Last night I got a sliver in my foot. Tweezers, nail clippers, and a file were no help so I hit the sack - maybe it would work its way out by morning. I moisturized my feet before sleeping, in the event that someone would have to help me remove a still-there-sliver, because I know sandpaper is not the greatest texture, and I moisturized in the morning before my jog.

The jog was hard. My body was not feeling with it. I remembered my old dog Robyn and how she would only go for walks with my mother. If anyone else tried to take her that person would get 20 feet from the house and then Robyn would stop, sit, and go no further. That’s what my legs felt like and I think that in some way, it had to do with the sliver. I was not in much pain, only some discomfort, but mentally all my energy was being poured in a thin stream focusing on that one point at the bottom of my foot.

I made it back and felt happy that although it was a sluggish jog, at least I got out there. I went into the bathroom, undressed, turned on the water, and stepped one still kind of moisturized foot into the tub then SLIP! That foot and the foot outside the tub both slid and I crashed down, knocking over bottles of shampoo and conditioner, catching my self with the heel of one hand, my left rib cage, and the left side of my face.

I got up and took a deep breath. Then I cried. Not for a long time but just, a 5 second cry to release a little ball of emotion that had been shaken up. I thought, I don’t want to hurt anything. If I injured myself and couldn’t run and couldn’t practice karate - what would make me happy? It was such a scary thought and then I was further shocked by the realization of how much these things mattered to me. It’s a good thing, to have something in your life that you hold dear, but there was another half to that realization - that I haven’t felt very strongly about things dear to me in a long time. At least not explicitly, openly, in a way that I am actually living it. To protect myself? Yes…probably. If nothing is dear than you can handle losing it. But…those are some murky, gray waters to swim in. Not so much swim, maybe float, face up to avoid facing what you have gotten yourself into.

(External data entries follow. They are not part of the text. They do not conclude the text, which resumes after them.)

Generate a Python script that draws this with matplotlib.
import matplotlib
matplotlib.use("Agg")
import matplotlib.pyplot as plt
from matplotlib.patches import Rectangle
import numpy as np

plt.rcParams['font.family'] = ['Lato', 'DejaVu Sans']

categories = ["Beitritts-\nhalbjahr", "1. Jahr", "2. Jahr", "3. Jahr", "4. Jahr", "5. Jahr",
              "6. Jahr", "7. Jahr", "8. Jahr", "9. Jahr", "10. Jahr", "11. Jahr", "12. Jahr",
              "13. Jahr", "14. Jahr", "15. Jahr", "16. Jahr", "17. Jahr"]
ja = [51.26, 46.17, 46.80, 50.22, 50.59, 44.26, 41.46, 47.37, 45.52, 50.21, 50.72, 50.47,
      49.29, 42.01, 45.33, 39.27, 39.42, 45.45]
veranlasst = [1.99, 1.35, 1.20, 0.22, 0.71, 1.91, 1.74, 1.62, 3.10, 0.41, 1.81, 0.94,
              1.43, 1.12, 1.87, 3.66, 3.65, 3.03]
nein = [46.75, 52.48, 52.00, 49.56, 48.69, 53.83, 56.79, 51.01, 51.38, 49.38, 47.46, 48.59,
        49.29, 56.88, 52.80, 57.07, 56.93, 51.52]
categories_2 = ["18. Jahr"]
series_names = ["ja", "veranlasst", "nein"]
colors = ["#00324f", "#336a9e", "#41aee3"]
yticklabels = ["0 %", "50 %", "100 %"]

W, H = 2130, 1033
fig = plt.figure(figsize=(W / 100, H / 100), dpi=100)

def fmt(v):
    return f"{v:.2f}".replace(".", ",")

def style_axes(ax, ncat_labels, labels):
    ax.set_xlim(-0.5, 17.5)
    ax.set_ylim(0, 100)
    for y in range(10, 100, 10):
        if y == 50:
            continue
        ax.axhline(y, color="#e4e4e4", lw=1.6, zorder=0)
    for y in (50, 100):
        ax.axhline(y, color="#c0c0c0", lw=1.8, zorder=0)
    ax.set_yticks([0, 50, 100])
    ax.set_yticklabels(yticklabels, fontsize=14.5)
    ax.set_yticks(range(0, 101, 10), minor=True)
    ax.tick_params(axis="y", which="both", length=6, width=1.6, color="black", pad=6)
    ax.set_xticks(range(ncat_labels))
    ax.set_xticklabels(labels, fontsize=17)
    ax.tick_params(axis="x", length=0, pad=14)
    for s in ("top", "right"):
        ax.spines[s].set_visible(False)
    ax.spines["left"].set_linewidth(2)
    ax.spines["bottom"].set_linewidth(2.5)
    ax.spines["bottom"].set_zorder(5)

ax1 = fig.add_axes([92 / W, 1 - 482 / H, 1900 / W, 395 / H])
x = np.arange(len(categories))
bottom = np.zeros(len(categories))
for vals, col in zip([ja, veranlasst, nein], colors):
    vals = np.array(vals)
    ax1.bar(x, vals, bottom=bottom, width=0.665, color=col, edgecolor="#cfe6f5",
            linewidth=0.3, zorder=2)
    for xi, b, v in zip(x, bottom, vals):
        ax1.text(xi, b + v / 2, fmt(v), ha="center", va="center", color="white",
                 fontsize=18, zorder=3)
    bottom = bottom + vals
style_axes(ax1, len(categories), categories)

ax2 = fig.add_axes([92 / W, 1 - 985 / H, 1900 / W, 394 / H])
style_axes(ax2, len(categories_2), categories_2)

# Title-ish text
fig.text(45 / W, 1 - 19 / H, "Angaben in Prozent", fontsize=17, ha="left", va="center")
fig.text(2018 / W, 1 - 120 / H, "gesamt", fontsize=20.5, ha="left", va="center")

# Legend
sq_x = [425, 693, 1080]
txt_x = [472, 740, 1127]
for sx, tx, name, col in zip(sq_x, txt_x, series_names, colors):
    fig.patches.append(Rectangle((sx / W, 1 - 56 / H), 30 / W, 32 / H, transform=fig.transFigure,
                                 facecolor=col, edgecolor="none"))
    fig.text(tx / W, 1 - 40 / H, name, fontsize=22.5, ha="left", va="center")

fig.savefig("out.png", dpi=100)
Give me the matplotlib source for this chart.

How will this experience change? What is my “for now on I shall always do/be _______”? I don’t know yet. It could be a lesson that started with a sliver or it could be karma for the 25 cent chocolate I “bought” at the Dan-d-Pak Mart but on looking at my receipt later in the evening, had not been charged for it. Should I go back and give them the 25 cents and (probably I should) what do I tell them? “Don’t worry, it gave me a sliver.”